Modernised state procurement in the offing
It has taken a long time to bring to fruition but the draft Public Procurement Bill approved by the cabinet proposes to introduce a more flexible, strategic and differentiated system of procurement than the one-size-fits-all one at present.
However, the approval is not the end of the road. The bill is still in draft form as the state law advisers have to certify it and make the technical changes wanted by the cabinet. And then the bill only proposes a framework for procurement with critical issues still to be determined by the finance minister in regulations.
Two of the main issues which will be dealt with in regulations are the one or more preference point systems and thresholds for preferential procurement from specified categories of individuals or enterprises and a procurement system for the strategic sourcing of infrastructure and capital assets.

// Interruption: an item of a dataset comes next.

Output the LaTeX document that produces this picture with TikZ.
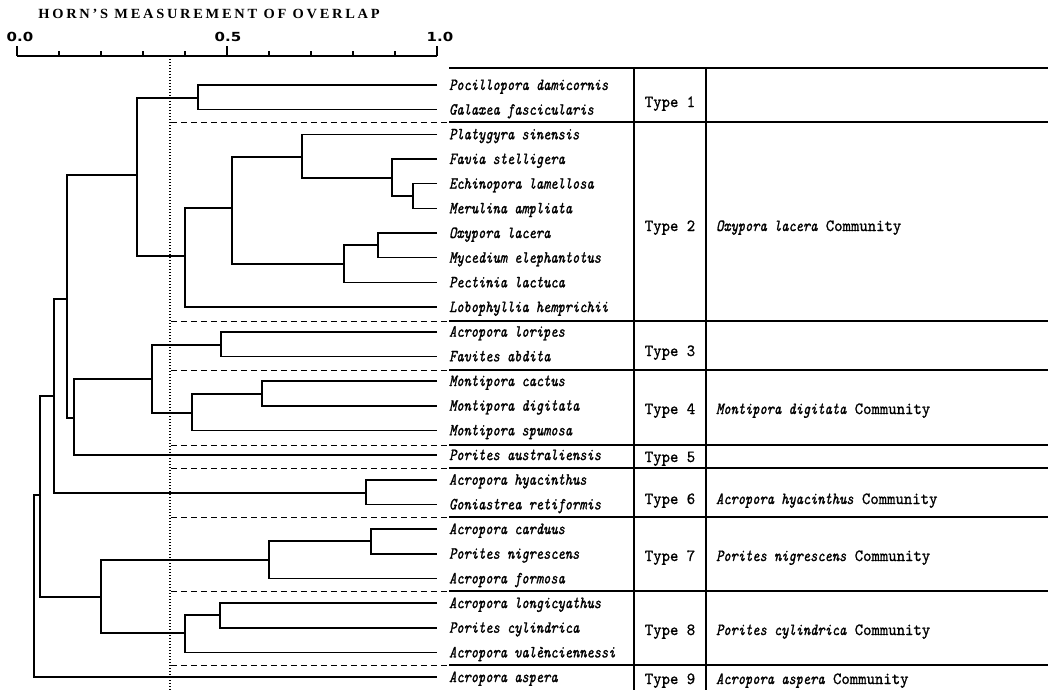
\documentclass[tikz,border=0pt]{standalone}
\usepackage{fontspec}
\newfontfamily\titlefont[LetterSpace=19]{Liberation Serif}
\newfontfamily\numfont{DejaVu Sans}
\newfontfamily\spfam[FakeStretch=0.81, FakeBold=1.2]{lmmono10-italic.otf}
\newfontfamily\lbfam[FakeStretch=0.94, FakeBold=1]{lmmono10-regular.otf}
\newcommand{\spfont}{\spfam\fontsize{17}{19}\selectfont}
\newcommand{\lbfont}{\lbfam\fontsize{17}{19}\selectfont}
\newcommand{\species}[1]{{\spfont #1}}

\begin{document}
\begin{tikzpicture}[
  x=1pt, y=-1pt,
  leaf/.style={anchor=west, inner xsep=12pt, inner ysep=0pt, text height=10.5pt, text depth=0.5pt, font=\spfont},
  typelab/.style={anchor=base, inner sep=0pt, font=\lbfont},
  commlab/.style={anchor=base west, inner sep=0pt, font=\lbfont},
  numlab/.style={anchor=base, inner sep=0pt, xscale=1.2, font=\numfont\bfseries\fontsize{12.5}{14}\selectfont},
  tree/.style={line width=1.6pt},
  axis/.style={line width=1.4pt},
  rule/.style={line width=1.5pt},
  sepline/.style={line width=1.1pt},
  sepdash/.style={line width=1pt, dash pattern=on 6pt off 4pt},
  cutline/.style={line width=1.2pt, dash pattern=on 1pt off 2pt}
]
\useasboundingbox (0,0) rectangle (1048,690);

% axis
\node[anchor=base, inner sep=0pt, xscale=1.03] (title) at (209,19) {\titlefont\bfseries\fontsize{14}{16}\selectfont HORN’S MEASUREMENT OF OVERLAP};
\coordinate (ax0) at (17,56);
\coordinate (ax1) at (437,56);
\draw[axis] (ax0) -- (ax1);
\foreach \k in {1,2,3,4,6,7,8,9}
  \draw[axis] ({17+42*\k},56) -- ++(0,-5);
\foreach \k in {0,5,10}
  \draw[axis] ({17+42*\k},56) -- ++(0,-10);
\node[numlab] (n0) at (20,42) {0.0};
\node[numlab] (n5) at (228,42) {0.5};
\node[numlab] (n10) at (440,42) {1.0};

% species
\foreach \nm/\txt [count=\i from 0] in {
  poc/Pocillopora damicornis, gal/Galaxea fascicularis, pla/Platygyra sinensis,
  fav/Favia stelligera, ech/Echinopora lamellosa, mer/Merulina ampliata,
  oxy/Oxypora lacera, myc/Mycedium elephantotus, pec/Pectinia lactuca,
  lob/Lobophyllia hemprichii, alo/Acropora loripes, fab/Favites abdita,
  mca/Montipora cactus, mdi/Montipora digitata, msp/Montipora spumosa,
  pau/Porites australiensis, ahy/Acropora hyacinthus, gre/Goniastrea retiformis,
  aca/Acropora carduus, pni/Porites nigrescens, afo/Acropora formosa,
  alg/Acropora longicyathus, pcy/Porites cylindrica, ava/Acropora valènciennessi,
  aas/Acropora aspera}
  \node[leaf] (\nm) at (437,{85+24.67*\i}) {\txt};

% merge points
\coordinate (t1) at (198,98);
\coordinate (em) at (413,196);
\coordinate (fe) at (392,178);
\coordinate (pf) at (302,157);
\coordinate (om) at (378,245);
\coordinate (op) at (344,264);
\coordinate (c2a) at (232,208);
\coordinate (t2) at (185,256);
\coordinate (c12) at (137,175);
\coordinate (t3) at (221,345);
\coordinate (cd) at (262,394);
\coordinate (t4) at (192,413);
\coordinate (c34) at (152,379);
\coordinate (c345) at (74,418);
\coordinate (c15) at (67,299);
\coordinate (t6) at (366,493);
\coordinate (c16) at (54,396);
\coordinate (ac) at (371,541);
\coordinate (t7) at (269,560);
\coordinate (al) at (220,615);
\coordinate (t8) at (185,633);
\coordinate (c78) at (101,597);
\coordinate (c18) at (40,495);
\coordinate (root) at (34,586);

\draw[tree] (poc.west) -| (t1) |- (gal.west);
\draw[tree] (ech.west) -| (em) |- (mer.west);
\draw[tree] (fav.west) -| (fe) |- (em);
\draw[tree] (pla.west) -| (pf) |- (fe);
\draw[tree] (oxy.west) -| (om) |- (myc.west);
\draw[tree] (om) -| (op) |- (pec.west);
\draw[tree] (pf) -| (c2a) |- (op);
\draw[tree] (c2a) -| (t2) |- (lob.west);
\draw[tree] (t1) -| (c12) |- (t2);
\draw[tree] (alo.west) -| (t3) |- (fab.west);
\draw[tree] (mca.west) -| (cd) |- (mdi.west);
\draw[tree] (cd) -| (t4) |- (msp.west);
\draw[tree] (t3) -| (c34) |- (t4);
\draw[tree] (c34) -| (c345) |- (pau.west);
\draw[tree] (c12) -| (c15) |- (c345);
\draw[tree] (ahy.west) -| (t6) |- (gre.west);
\draw[tree] (c15) -| (c16) |- (t6);
\draw[tree] (aca.west) -| (ac) |- (pni.west);
\draw[tree] (ac) -| (t7) |- (afo.west);
\draw[tree] (alg.west) -| (al) |- (pcy.west);
\draw[tree] (al) -| (t8) |- (ava.west);
\draw[tree] (t7) -| (c78) |- (t8);
\draw[tree] (c16) -| (c18) |- (c78);
\draw[tree] (c18) -| (root) |- (aas.west);

% cut level
\draw[cutline] (170,56) -- (170,690);

% table
\draw[rule] (449,68) -- (1048,68);
\draw[rule] (634,68) -- (634,690);
\draw[rule] (706,68) -- (706,690);
\foreach \y in {122,321,370,445,468,517,591,665} {
  \draw[sepdash] (171,\y) -- (449,\y);
  \draw[sepline] (449,\y) -- (1048,\y);
}

\node[typelab] (ty1) at (670,107) {Type 1};
\node[typelab] (ty2) at (670,231) {Type 2};
\node[typelab] (ty3) at (670,356) {Type 3};
\node[typelab] (ty4) at (670,414) {Type 4};
\node[typelab] (ty5) at (670,462) {Type 5};
\node[typelab] (ty6) at (670,504) {Type 6};
\node[typelab] (ty7) at (670,561) {Type 7};
\node[typelab] (ty8) at (670,635) {Type 8};
\node[typelab] (ty9) at (670,684) {Type 9};

\node[commlab] (cm2) at (716,231) {\species{Oxypora lacera} Community};
\node[commlab] (cm4) at (716,414) {\species{Montipora digitata} Community};
\node[commlab] (cm6) at (716,504) {\species{Acropora hyacinthus} Community};
\node[commlab] (cm7) at (716,561) {\species{Porites nigrescens} Community};
\node[commlab] (cm8) at (716,635) {\species{Porites cylindrica} Community};
\node[commlab] (cm9) at (716,684) {\species{Acropora aspera} Community};
\end{tikzpicture}
\end{document}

Another important leg of the proposed procurement system is the successful rollout by the Treasury of the long-delayed and costly integrated financial management system, which will integrate the fragmented financial systems of national and provincial governments. This is expected to take more than a year.
The process for the proposed legislation began in 2014 when the cabinet directed the Treasury to accelerate the modernisation of a public procurement system. The cabinet approved a draft bill in 2020 for public comment, which generated 4,000 submissions. These were considered in the revision of the draft and a revised bill was prepared in 2020/21 which was submitted to the National Economic Development and Labour Council last April.
Acting director-general Ismail Momoniat made clear the need for a new procurement system in a presentation to parliament’s two finance committees last week when he said the current system was not working. It is complicated, fragmented, inflexible, incoherent and inconsistent with legal prescripts. It results in the government not being able to deliver services efficiently and effectively and often overpaying for them.
The proposed bill will establish a single regulatory system and oversight authority with jurisdiction over the whole public procurement system including organs of state. It adopts a strategic and differentiated approach that is more pragmatic and flexible and will establish a public procurement tribunal to resolve disputes instead of costly and time-consuming court processes.
Organs of state will be able to determine their own procurement policies. These will have to include a system of preferences determined on the basis of regulations. While the beneficiaries of the preferences are laid down in the draft bill, it provides flexibility and choice in the allocation of points on the basis of what is critical to that particular organ of state.
How procurement experts respond to the proposals will be unknown until the public hearings by parliament’s two finance committees on this crucial piece of legislation, but there is no doubt that further revisions are in store.